Almost like a Champions League idea of relegation and promotion where to get the best leads you need to perform at a certain level and if you perform under that level then you go down to the tier B, you get B leads until you can demonstrate that you're achieving a certain level of performance to get to the A leads.
But the point is, just understand, if you look at your sales team, and it can be true for five people, 20 people, or three people, you open up their calendars and you say, there's capacity in this system. There's capacity because, again, a great person that does all the follow-up, does all the meeting prep, has a really engaging conversation with a 30 to 45-minute discovery call, that person can do about three calls a day. That's 50.

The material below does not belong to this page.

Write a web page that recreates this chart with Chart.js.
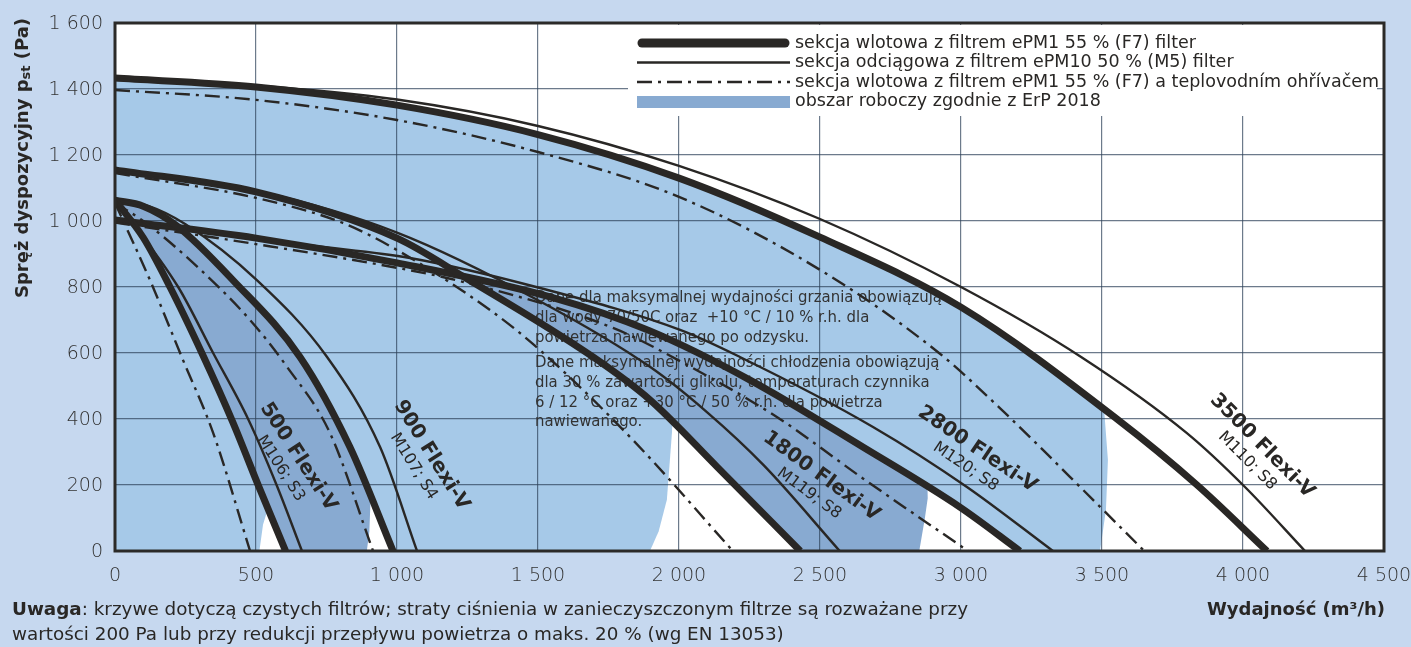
<!DOCTYPE html>
<html>
<head>
<meta charset="utf-8">
<script src="https://cdn.jsdelivr.net/npm/chart.js@4.4.1/dist/chart.umd.min.js"></script>
<style>
  html, body { margin: 0; padding: 0; background: #c6d8ef; overflow: hidden; }
  canvas { display: block; }
</style>
</head>
<body>
<canvas id="chart" width="1411" height="647"></canvas>
<script>
// osie
const xTickLabels = ['0', '500', '1 000', '1 500', '2 000', '2 500', '3 000', '3 500', '4 000', '4 500'];
const yTickLabels = ['0', '200', '400', '600', '800', '1 000', '1 200', '1 400', '1 600'];

// krzywe [m3/h, Pa] - supply = F7, exhaust = M5, heater = F7 + ohřívač
const m500Supply   = [[0, 1063], [100, 950], [195, 800], [308, 600], [418, 390], [510, 195], [605, 0]];
const m500Exhaust  = [[0, 1063], [224, 800], [348, 600], [472, 400], [573, 200], [663, 0]];
const m500Heater   = [[0, 1055], [124, 821], [241, 579], [348, 358], [479, 0]];

const m900Supply   = [[0, 1063], [100, 1045], [220, 985], [418, 821], [656, 588], [833, 315], [986, 0]];
const m900Exhaust  = [[0, 1063], [120, 1045], [250, 990], [503, 821], [752, 588], [940, 315], [1071, 0]];
const m900Heater   = [[0, 1055], [100, 1000], [277, 873], [479, 700], [610, 558], [762, 358], [915, 0]];

const m1800Supply  = [[0, 1155], [500, 1088], [1000, 948], [1248, 825], [1695, 588], [1897, 458], [2135, 255], [2430, 0]];
const m1800Exhaust = [[0, 1155], [500, 1092], [1000, 965], [1500, 760], [1897, 558], [2100, 420], [2300, 260], [2570, 0]];
const m1800Heater  = [[0, 1145], [500, 1070], [808, 994], [1000, 912], [1330, 730], [1507, 609], [1837, 336], [2191, 0]];

const m2800Supply  = [[0, 1003], [500, 948], [1000, 873], [1543, 770], [1897, 667], [2252, 518], [2652, 315], [2996, 133], [3209, 0]];
const m2800Exhaust = [[0, 1003], [300, 968], [700, 925], [1046, 888], [1507, 797], [2004, 670], [2216, 588], [2688, 376], [3021, 194], [3326, 0]];
const m2800Heater  = [[0, 995], [500, 930], [1000, 858], [1213, 820], [1766, 676], [2028, 564], [2347, 406], [2652, 220], [3025, 0]];

const m3500Supply  = [[0, 1433], [500, 1406], [1000, 1351], [1500, 1262], [2000, 1130], [2500, 951], [3000, 739], [3553, 400], [3837, 200], [4085, 0]];
const m3500Exhaust = [[0, 1428], [500, 1410], [1000, 1368], [1500, 1288], [2000, 1167], [2500, 1006], [3000, 800], [3426, 588], [3800, 358], [4007, 194], [4220, 0]];
const m3500Heater  = [[0, 1397], [500, 1367], [1000, 1306], [1500, 1209], [2000, 1073], [2500, 852], [2922, 600], [3138, 433], [3273, 321], [3433, 185], [3650, 0]];

// prawa granica obszaru ErP 2018 dla kazdego modelu
const erp500Edge  = [[552, 180], [543, 130], [525, 80], [512, 0]];
const erp900Edge  = [[900, 260], [906, 150], [902, 60], [893, 0]];
const erp1800Edge = [[1982, 470], [1975, 358], [1957, 155], [1928, 60], [1897, 0]];
const erp2800Edge = [[2880, 240], [2882, 160], [2872, 100], [2852, 0]];
const erp3500Edge = [[3503, 480], [3521, 276], [3514, 124], [3493, 0]];

const modelNames = ['500 Flexi-V', '900 Flexi-V', '1800 Flexi-V', '2800 Flexi-V', '3500 Flexi-V'];
const modelCodes = ['M106; S3', 'M107; S4', 'M119; S8', 'M120; S8', 'M110; S8'];

const legendTexts = [
    'sekcja wlotowa z filtrem ePM1 55 % (F7) filter',
    'sekcja odciągowa z filtrem ePM10 50 % (M5) filter',
    'sekcja wlotowa z filtrem ePM1 55 % (F7) a teplovodním ohřívačem',
    'obszar roboczy zgodnie z ErP 2018'
];
const noteLines = [
    'Dane dla maksymalnej wydajności grzania obowiązują',
    'dla wody 70/50C oraz  +10 °C / 10 % r.h. dla',
    'powietrza nawiewanego po odzysku.',
    'Dane maksymalnej wydajności chłodzenia obowiązują',
    'dla 30 % zawartości glikolu, temperaturach czynnika',
    '6 / 12 °C oraz +30 °C / 50 % r.h. dla powietrza',
    'nawiewanego.'
];

const INK = '#292725';
const LIGHT = '#a6c9e8';
const DARK = '#88aad1';
const PAGE = '#c6d8ef';
const FONT = "'DejaVu Sans', 'Noto Sans', sans-serif";

// polozenie etykiet modeli (w jednostkach osi) i ich kat
const labelPlaces = [
    {x: 650, y: 285, angle: 57},
    {x: 1122, y: 290, angle: 58},
    {x: 2505, y: 226, angle: 36},
    {x: 3058, y: 308, angle: 34},
    {x: 4068, y: 318, angle: 45}
];

const lineStyles = {
    supply:  {borderWidth: 7, borderDash: []},
    exhaust: {borderWidth: 2.4, borderDash: []},
    heater:  {borderWidth: 2.4, borderDash: [15, 6, 3, 6]}
};

const curves = [
    ['m500', 'heater', m500Heater], ['m500', 'exhaust', m500Exhaust], ['m500', 'supply', m500Supply],
    ['m900', 'heater', m900Heater], ['m900', 'exhaust', m900Exhaust], ['m900', 'supply', m900Supply],
    ['m1800', 'heater', m1800Heater], ['m1800', 'exhaust', m1800Exhaust], ['m1800', 'supply', m1800Supply],
    ['m2800', 'heater', m2800Heater], ['m2800', 'exhaust', m2800Exhaust], ['m2800', 'supply', m2800Supply],
    ['m3500', 'heater', m3500Heater], ['m3500', 'exhaust', m3500Exhaust], ['m3500', 'supply', m3500Supply]
];

const datasets = curves.map(([model, kind, pts]) => ({
    label: model + '-' + kind,
    data: pts.map(p => ({x: p[0], y: p[1]})),
    borderColor: INK,
    borderWidth: lineStyles[kind].borderWidth,
    borderDash: lineStyles[kind].borderDash,
    borderCapStyle: 'butt',
    cubicInterpolationMode: 'monotone',
    pointRadius: 0,
    fill: false
}));

const idx = name => datasets.findIndex(d => d.label === name);

// warstwy obszarow: od najwiekszego modelu
const areaLayers = [
    {curve: 'm3500-supply', color: LIGHT, edge: erp3500Edge},
    {curve: 'm2800-supply', color: '#ffffff'},
    {curve: 'm2800-supply', color: DARK, edge: erp2800Edge},
    {curve: 'm1800-supply', color: '#ffffff'},
    {curve: 'm1800-supply', color: LIGHT, edge: erp1800Edge},
    {curve: 'm900-supply', color: '#ffffff'},
    {curve: 'm900-supply', color: DARK, edge: erp900Edge},
    {curve: 'm500-supply', color: '#ffffff'},
    {curve: 'm500-supply', color: LIGHT, edge: erp500Edge}
];

function drawText(ctx, parts, x, y, width, align) {
    let w = 0;
    parts.forEach(p => { ctx.font = p.font; p.w = ctx.measureText(p.t).width; w += p.w; });
    const sx = width ? width / w : 1;
    const x0 = align === 'right' ? x - w * sx : align === 'center' ? x - w * sx / 2 : x;
    ctx.save();
    ctx.translate(x0, y);
    ctx.scale(sx, 1);
    ctx.textAlign = 'left';
    ctx.textBaseline = 'middle';
    let cx = 0;
    parts.forEach(p => { ctx.font = p.font; ctx.fillText(p.t, cx, p.dy || 0); cx += p.w; });
    ctx.restore();
    return sx;
}

function fillUnder(chart, layer) {
    const ctx = chart.ctx;
    const area = chart.chartArea;
    const xs = chart.scales.x;
    const ys = chart.scales.y;
    const line = chart.getDatasetMeta(idx(layer.curve)).dataset;
    line.updateControlPoints(area, 'x');
    const pts = line.points;
    const y0 = ys.getPixelForValue(0);
    ctx.save();
    if (layer.edge) {
        const e = layer.edge;
        ctx.beginPath();
        ctx.moveTo(area.left - 10, area.top);
        ctx.lineTo(xs.getPixelForValue(e[0][0]), area.top);
        e.forEach(p => ctx.lineTo(xs.getPixelForValue(p[0]), ys.getPixelForValue(p[1])));
        ctx.lineTo(area.left - 10, y0);
        ctx.closePath();
        ctx.clip();
    }
    ctx.beginPath();
    line.path(ctx);
    ctx.lineTo(pts[pts.length - 1].x, y0);
    ctx.lineTo(pts[0].x, y0);
    ctx.closePath();
    ctx.fillStyle = layer.color;
    ctx.fill();
    ctx.restore();
}

const backgroundPlugin = {
    id: 'areas',
    beforeDraw(chart) {
        const ctx = chart.ctx;
        const a = chart.chartArea;
        ctx.save();
        ctx.fillStyle = PAGE;
        ctx.fillRect(0, 0, chart.width, chart.height);
        ctx.fillStyle = '#ffffff';
        ctx.fillRect(a.left, a.top, a.right - a.left, a.bottom - a.top);
        ctx.restore();
        areaLayers.forEach(l => fillUnder(chart, l));
    },
    beforeDatasetsDraw(chart) {
        const ctx = chart.ctx;
        ctx.save();
        // ramka legendy zaslania siatke
        ctx.fillStyle = '#ffffff';
        ctx.fillRect(628, 25, 749, 91);
        // legenda
        ctx.strokeStyle = INK;
        ctx.lineWidth = 9;
        ctx.lineCap = 'round';
        ctx.beginPath(); ctx.moveTo(642, 43); ctx.lineTo(785, 43); ctx.stroke();
        ctx.lineCap = 'butt';
        ctx.lineWidth = 2.6;
        ctx.beginPath(); ctx.moveTo(637, 62.5); ctx.lineTo(790, 62.5); ctx.stroke();
        ctx.setLineDash([15, 6, 3, 6]);
        ctx.beginPath(); ctx.moveTo(637, 82); ctx.lineTo(790, 82); ctx.stroke();
        ctx.setLineDash([]);
        ctx.fillStyle = DARK;
        ctx.fillRect(637, 96, 153, 12);
        ctx.fillStyle = INK;
        const legendY = [43, 62.5, 82, 101];
        ctx.font = '18px ' + FONT;
        const sx = 401 / ctx.measureText(legendTexts[0]).width;
        legendTexts.forEach((t, i) => {
            ctx.font = '18px ' + FONT;
            drawText(ctx, [{t: t, font: '18px ' + FONT}], 795, legendY[i], ctx.measureText(t).width * sx, 'left');
        });
        // opis w srodku wykresu
        ctx.fillStyle = '#333333';
        ctx.font = '15px ' + FONT;
        const nsx = 407 / ctx.measureText(noteLines[0]).width;
        const noteY = [298, 318, 338, 363, 383, 403, 422];
        noteLines.forEach((t, i) => {
            ctx.font = '15px ' + FONT;
            drawText(ctx, [{t: t, font: '15px ' + FONT}], 535, noteY[i], ctx.measureText(t).width * nsx, 'left');
        });
        ctx.restore();
    },
    afterDatasetsDraw(chart) {
        const ctx = chart.ctx;
        const a = chart.chartArea;
        const xs = chart.scales.x;
        const ys = chart.scales.y;
        ctx.save();
        ctx.fillStyle = INK;
        ctx.textAlign = 'center';
        ctx.textBaseline = 'middle';
        labelPlaces.forEach((p, i) => {
            ctx.save();
            ctx.translate(xs.getPixelForValue(p.x), ys.getPixelForValue(p.y));
            ctx.rotate(p.angle * Math.PI / 180);
            ctx.font = 'bold 20px ' + FONT;
            ctx.fillText(modelNames[i], 0, 0);
            ctx.font = '16px ' + FONT;
            ctx.fillText(modelCodes[i], 0, 21);
            ctx.restore();
        });
        // ramka
        ctx.strokeStyle = '#2b2a28';
        ctx.lineWidth = 3;
        ctx.strokeRect(a.left, a.top, a.right - a.left, a.bottom - a.top);
        ctx.restore();
    },
    afterDraw(chart) {
        const ctx = chart.ctx;
        const xs = chart.scales.x;
        const ys = chart.scales.y;
        ctx.save();
        ctx.fillStyle = '#333333';
        // etykiety osi
        ys.ticks.forEach((t, i) => {
            drawText(ctx, [{t: yTickLabels[i], font: '300 19px ' + FONT}], 103, ys.getPixelForValue(t.value) + 1, 0, 'right');
        });
        xs.ticks.forEach((t, i) => {
            drawText(ctx, [{t: xTickLabels[i], font: '300 19px ' + FONT}], xs.getPixelForValue(t.value), 576, 0, 'center');
        });
        ctx.fillStyle = INK;
        // tytul osi y
        ctx.save();
        ctx.translate(23, 158);
        ctx.rotate(-Math.PI / 2);
        drawText(ctx, [
            {t: 'Spręż dyspozycyjny p', font: 'bold 18px ' + FONT},
            {t: 'st', font: 'bold 13px ' + FONT, dy: 4},
            {t: ' (Pa)', font: 'bold 18px ' + FONT}
        ], 0, 0, 280, 'center');
        ctx.restore();
        // tytul osi x
        drawText(ctx, [{t: 'Wydajność (m³/h)', font: 'bold 17px ' + FONT}], 1385, 611, 178, 'right');
        // uwaga
        ctx.font = '17px ' + FONT;
        const line1 = [
            {t: 'Uwaga', font: 'bold 17px ' + FONT},
            {t: ': krzywe dotyczą czystych filtrów; straty ciśnienia w zanieczyszczonym filtrze są rozważane przy', font: '17px ' + FONT}
        ];
        const usx = drawText(ctx, line1, 12, 611, 956, 'left');
        const l2 = 'wartości 200 Pa lub przy redukcji przepływu powietrza o maks. 20 % (wg EN 13053)';
        ctx.font = '17px ' + FONT;
        drawText(ctx, [{t: l2, font: '17px ' + FONT}], 12, 636, ctx.measureText(l2).width * usx, 'left');
        ctx.restore();
    }
};

new Chart(document.getElementById('chart').getContext('2d'), {
    type: 'line',
    data: {datasets: datasets},
    options: {
        responsive: false,
        animation: false,
        devicePixelRatio: 1,
        layout: {padding: {top: 23, right: 27, left: 0, bottom: 0}},
        plugins: {legend: {display: false}, tooltip: {enabled: false}},
        scales: {
            x: {
                type: 'linear',
                min: 0,
                max: 4500,
                afterFit: s => { s.height = 96; },
                ticks: {stepSize: 500, display: false},
                grid: {color: 'rgba(45, 65, 90, 0.7)', lineWidth: 1.2, drawTicks: false},
                border: {display: false}
            },
            y: {
                min: 0,
                max: 1600,
                afterFit: s => { s.width = 115; },
                ticks: {stepSize: 200, display: false},
                grid: {color: 'rgba(45, 65, 90, 0.7)', lineWidth: 1.2, drawTicks: false},
                border: {display: false}
            }
        }
    },
    plugins: [backgroundPlugin]
});
</script>
</body>
</html>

Most of the time when you open up your meeting and you X out all of the, you open up the calendar for your reps and you X out all the internal meetings, maybe it's two, three, four. You know, in a world where cost of acquisition has dramatically increased, it's because it's harder to get somebody's attention. That means that every lead that we have is even more precious. And that means we need to route them to the people with the higher win rates and, um,
and the higher average deal size. So let's see, it's not gonna do that. I will send these slides out to everybody afterwards and make sure that they're not written in all white. But the point is, close rate and ACV drive the engine, and you can have much better experiences with a smaller sales team routing all your leads to those people. So the three things I would encourage you to do, again, remember that the first thing is make sure that your company understands unit economics
and that you understand where your unit economics are. Your unit economics will tell you if you're in or out of product market fit as you approach at least a million in ARR all the way up to a billion in ARR. So that's the first thing. The second thing is orient, map your customer journey in figuring out where do you need to align activities that create the highest engagement for your customer so that that can lead to retention because retention drives recurring impact, which drives recurring revenue.
And the specific tip I would give you is don't assume that everything is pricing and packaging. Assume, let's start with onboarding. Let's start with making sure that we're clearly explaining how our product works and we're orienting the customer around high-value actions that we think will lead to renewal. And the third thing is you can probably make more money with fewer salespeople. That's it. Thanks very much.